Pemerintah pada saat itu pun pada akhirnya juga merasa berhasil namun tidak pernah mau banyak membicarakan tentang hal ini di hadapan media. Media pun pada masa ini juga diawasi dengan ketat oleh pemerintah, supaya tidak terlalu banyak memberitakan tentang petrus. Hal ini saya baca sebagai salah satu cara pemerintah untuk menjaga kerahasiaan dari petrus tersebut serta makna sebenarnya dari operasi yang terjadi.
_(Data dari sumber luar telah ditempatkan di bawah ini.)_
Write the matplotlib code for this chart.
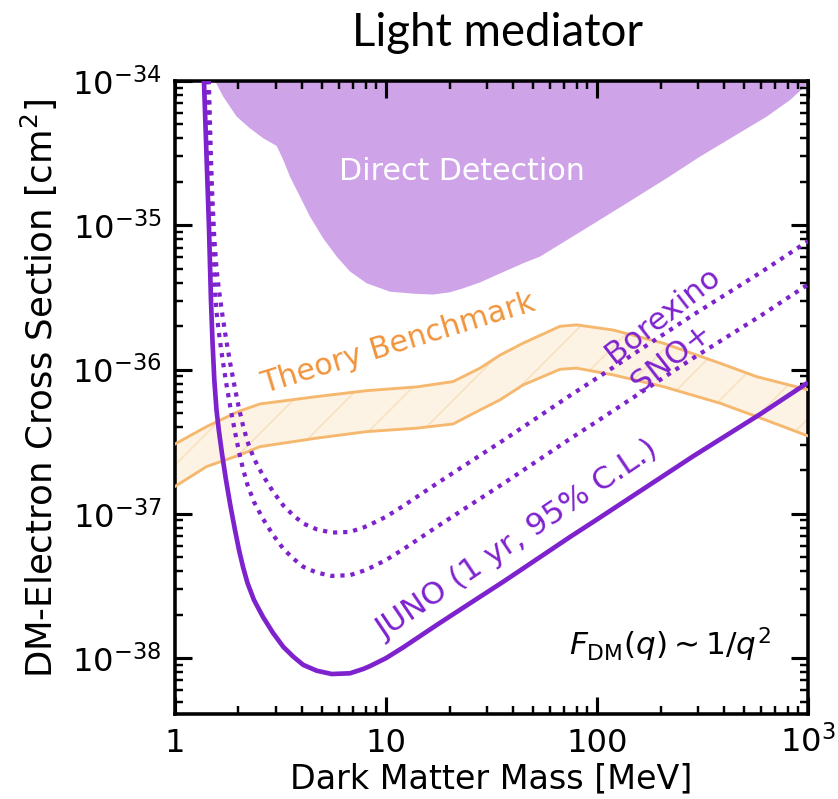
import numpy as np
import matplotlib
matplotlib.use("Agg")
import matplotlib.pyplot as plt
from matplotlib.ticker import FixedLocator, FixedFormatter, LogLocator, NullFormatter

# ---------------- data (log10 of cross section in cm^2) ----------------
mass = [1.365, 1.413, 1.449, 1.481, 1.505, 1.536, 1.573, 1.613, 1.674, 1.745, 1.828,
        1.925, 2.011, 2.101, 2.206, 2.368, 2.612, 2.914, 3.262, 3.637, 4.056, 4.695,
        5.53, 6.75, 7.80, 8.40, 10.0, 12.08, 17.4, 25.0, 36.0, 51.8, 74.5, 99.7,
        286, 592, 1000]
juno_log = [-33.90, -34.547, -35.01, -35.518, -35.795, -36.072, -36.28, -36.419,
            -36.592, -36.765, -36.938, -37.112, -37.25, -37.368, -37.479, -37.597,
            -37.714, -37.825, -37.922, -37.99, -38.047, -38.087, -38.11, -38.105,
            -38.075, -38.055, -38.00, -37.925, -37.77, -37.62, -37.47, -37.315,
            -37.16, -37.04, -36.60, -36.31, -36.09]
borexino_log = [-32.92, -33.567, -34.03, -34.538, -34.815, -35.092, -35.30, -35.439,
                -35.612, -35.785, -35.958, -36.132, -36.27, -36.388, -36.499, -36.617,
                -36.734, -36.845, -36.942, -37.01, -37.067, -37.107, -37.13, -37.125,
                -37.095, -37.075, -37.02, -36.945, -36.79, -36.64, -36.49, -36.335,
                -36.18, -36.06, -35.62, -35.33, -35.11]
snoplus_log = [-33.22, -33.867, -34.33, -34.838, -35.115, -35.392, -35.60, -35.739,
               -35.912, -36.085, -36.258, -36.432, -36.57, -36.688, -36.799, -36.917,
               -37.034, -37.145, -37.242, -37.31, -37.367, -37.407, -37.43, -37.425,
               -37.395, -37.375, -37.32, -37.245, -37.09, -36.94, -36.79, -36.635,
               -36.48, -36.36, -35.92, -35.63, -35.41]

dd_mass = [1.548, 1.694, 1.961, 2.267, 2.621, 3.034, 3.26, 3.508, 3.91, 4.364, 5.04,
           5.84, 6.75, 8.10, 10.45, 13.5, 16.7, 20.0, 23.2, 28.0, 33.5, 44.7, 53.7,
           86.1, 138, 214, 307, 442, 637, 822, 947, 1000]
dd_log = [-34.0, -34.109, -34.247, -34.328, -34.397, -34.45, -34.547, -34.663, -34.80,
          -34.94, -35.09, -35.217, -35.32, -35.402, -35.46, -35.474, -35.48, -35.465,
          -35.437, -35.395, -35.344, -35.263, -35.217, -35.033, -34.848, -34.674,
          -34.525, -34.386, -34.247, -34.132, -34.05, -34.02]

tb_mass = [1, 1.413, 2.0, 2.53, 4.70, 8.10, 14.0, 20.8, 27.9, 34.7, 44.6, 66.8, 80.1,
           119.5, 206, 383, 571, 1000]
tb_low_log = [-36.81, -36.672, -36.595, -36.534, -36.475, -36.43, -36.406, -36.377,
              -36.28, -36.21, -36.107, -35.998, -35.99, -36.037, -36.118, -36.233,
              -36.326, -36.46]
tb_high_log = [-36.516, -36.395, -36.29, -36.238, -36.187, -36.146, -36.12, -36.083,
               -35.99, -35.90, -35.817, -35.70, -35.69, -35.726, -35.817, -35.956,
               -36.049, -36.14]

x_ticks = [1, 10, 100, 1000]
x_tick_labels = ["1", "10", "100", r"$10^3$"]
y_ticks = [1e-38, 1e-37, 1e-36, 1e-35, 1e-34]

# ---------------- styling ----------------
purple = "#7E22CE"
dd_color = "#CFA3E8"
tb_edge = "#F5B86E"
tb_fill = "#FDF3E4"
tb_hatch = "#F8E2C4"
tb_text = "#F0943C"


def pw(v):
    return 10.0 ** np.asarray(v)


fig = plt.figure(figsize=(838 / 160, 799 / 160), dpi=160)
ax = fig.add_axes([0.2088, 0.1064, 0.7554, 0.7922])
ax.set_xscale("log")
ax.set_yscale("log")
ax.set_xlim(1, 1000)
ax.set_ylim(10 ** -38.387, 1e-34)

# direct detection exclusion
ax.fill_between(dd_mass, pw(dd_log), 1e-33, facecolor=dd_color, edgecolor="none",
                lw=0, zorder=1)

# theory benchmark band
plt.rcParams["hatch.linewidth"] = 0.8
ax.fill_between(tb_mass, pw(tb_low_log), pw(tb_high_log), facecolor=tb_fill,
                edgecolor=tb_hatch, hatch="/", lw=0, zorder=2)
ax.plot(tb_mass, pw(tb_low_log), color=tb_edge, lw=1.3, zorder=3)
ax.plot(tb_mass, pw(tb_high_log), color=tb_edge, lw=1.3, zorder=3)

# experimental sensitivities
ax.plot(mass, pw(borexino_log), color=purple, lw=1.9, ls=(0, (1, 1.4)), zorder=4)
ax.plot(mass, pw(snoplus_log), color=purple, lw=1.9, ls=(0, (1, 1.4)), zorder=4)
ax.plot(mass, pw(juno_log), color=purple, lw=2.1, solid_capstyle="butt",
        solid_joinstyle="round", zorder=5)

# annotations
ax.text(22.9, 10 ** -34.63, "Direct Detection", color="white", fontsize=13.5,
        ha="center", va="center", zorder=6)
ax.text(11.4, 10 ** -35.82, "Theory Benchmark", color=tb_text, fontsize=13.5,
        ha="center", va="center", rotation=17, rotation_mode="anchor", zorder=6)
ax.text(205, 10 ** -35.62, "Borexino", color=purple, fontsize=14,
        ha="center", va="center", rotation=38, rotation_mode="anchor", zorder=6)
ax.text(226, 10 ** -35.92, "SNO+", color=purple, fontsize=14,
        ha="center", va="center", rotation=38, rotation_mode="anchor", zorder=6)
ax.text(42.2, 10 ** -37.18, "JUNO (1 yr, 95% C.L.)", color=purple, fontsize=14,
        ha="center", va="center", rotation=34, rotation_mode="anchor", zorder=6)
ax.text(222, 10 ** -37.91, r"$F_{\rm DM}(q) \sim 1/q^2$", color="black", fontsize=14,
        ha="center", va="center", zorder=6)

# axes, ticks and labels
ax.xaxis.set_major_locator(FixedLocator(x_ticks))
ax.xaxis.set_major_formatter(FixedFormatter(x_tick_labels))
ax.xaxis.set_minor_locator(LogLocator(base=10, subs=np.arange(2, 10), numticks=100))
ax.xaxis.set_minor_formatter(NullFormatter())
ax.yaxis.set_major_locator(FixedLocator(y_ticks))
ax.yaxis.set_minor_locator(LogLocator(base=10, subs=np.arange(2, 10), numticks=100))
ax.yaxis.set_minor_formatter(NullFormatter())

ax.tick_params(which="both", direction="in", top=True, right=True, labelsize=14.5)
ax.tick_params(which="major", length=7.7, width=1.4)
ax.tick_params(which="minor", length=3.5, width=1.1)
ax.tick_params(axis="x", which="major", pad=17)
ax.tick_params(axis="y", which="major", pad=6)
for lbl in ax.get_xticklabels():
    lbl.set_verticalalignment("baseline")
for sp in ax.spines.values():
    sp.set_linewidth(1.6)

ax.set_xlabel("Dark Matter Mass [MeV]", fontsize=15)
ax.set_ylabel(r"DM-Electron Cross Section [cm$^2$]", fontsize=16)
ax.xaxis.set_label_coords(0.5, -0.076)
ax.yaxis.set_label_coords(-0.182, 0.514)

ax.text(0.509, 1.055, "Light mediator", transform=ax.transAxes, fontsize=20.5,
        family=["Lato", "DejaVu Sans"], ha="center", va="baseline")

fig.savefig("out.png", dpi=160)
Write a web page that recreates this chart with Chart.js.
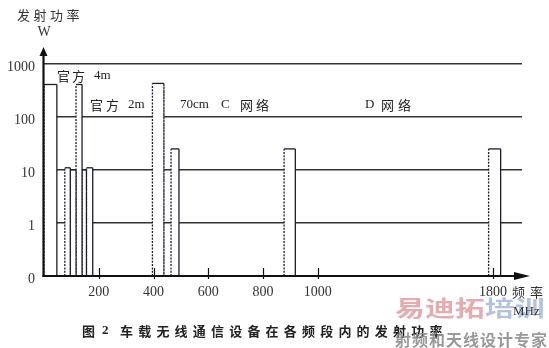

Secara umum, van der Kroef cukup berhasil memberikan gambaran pola serta situasi proses aksi petrus. Pembasmian melibatkan identifikasi yang muncul melalui masyarakat lokal untuk ikut menanggulangi secara komunal. Kekurangan dalam tulisan ini adalah kurang ditampilkannya teori-teori yang memang mendukung studi van der Kroef dalam membahas petrus. Namun apabila memang hanya gambaran umum yang ingin dicapai oleh van der Kroef, ini memang sudah cukup. Detail tentang ruang-ruang kekuasaan juga kurang dijelaskan disini, dan bisa saja memunculkan kebingungan akibat terlalu banyak nama yang muncul. Kendala lain yang muncul adalah kurangnya komparasi antara petrus dengan momok kejadian PKI. Pembandingan dalam tingkat alasan masih sangat kurang untuk menjelaskan korelasi yang terjadi dan bagaimana kesesuaian serta ketidaksesuaian yang muncul.